India vs Australia 2017: Technical failure in Dharamsala leaves the teams without DRS
The issue has been sorted out just before the drinks break in the first session of day 3.
What’s the story?
The Indian and Australian teams were left with a disadvantage in the ongoing fourth Test at the HPCA stadium in Dharamsala as the Decision Review System (DRS) was not available to both teams due to technical reasons.
It has been revealed that the ball-tracking facility couldn’t be used for the first one hour of the day’s play and the umpires had informed both teams about the inconvenience.
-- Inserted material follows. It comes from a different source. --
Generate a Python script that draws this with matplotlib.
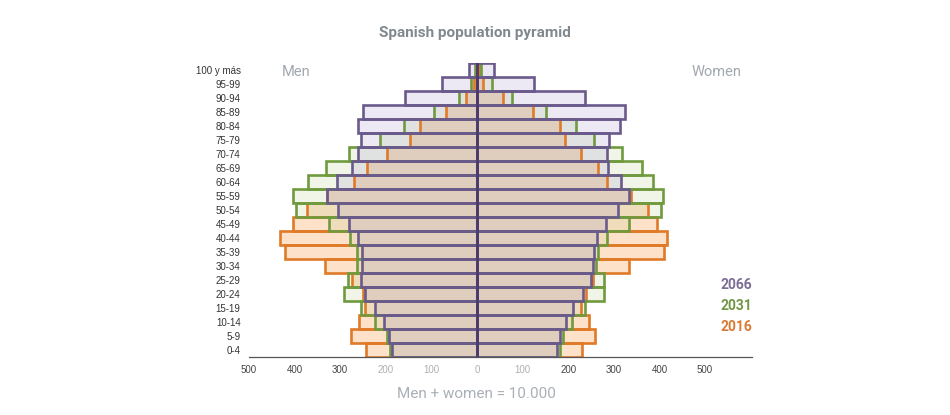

The issue was sorted out just before the drinks break in the first session of the day and the teams can now review the decisions if they are not happy with the call made by the on-field umpires.
In case you didn’t know...
After dismissing Australia for just 300 on a good batting surface on day 1, the Indian batsmen ended the day 2 at 248/6. Resuming the proceedings on day 3, Aussie pacer Pat Cummins had Ravindra Jadeja caught behind off the first ball of the day and the umpire ruled him out.
The batsman reviewed the decision immediately and got it reversed after the third umpire spotted a big gap between the bat and the ball, and the sound when the ball crossed the bat was due to the bat hitting Jadeja’s pad.
The heart of the matter
After that incident, the on-field umpires and the players were informed about the unavailability of the DRS and it was speculated that the reason behind this is a power cut at the venue.
When the DRS was not available, the Aussies had appealed thrice with the umpire rightly ruling the decision in favour of the batting team on all occasions and made sure that there were no controversies due to the absence of DRS.
The DRS is a very crucial element in modern day cricket as it can turn the match on its head like with Jadeja’s decision (had Jadeja been given out, it could have turned the match in favour of Australia) earlier this morning.
Being the richest cricket board in the world, BCCI should make sure that the DRS is available whenever called upon and a situation like this doesn’t arise again in the future. The ICC should also take a call and have a back-up in case of any technical issue at the venue.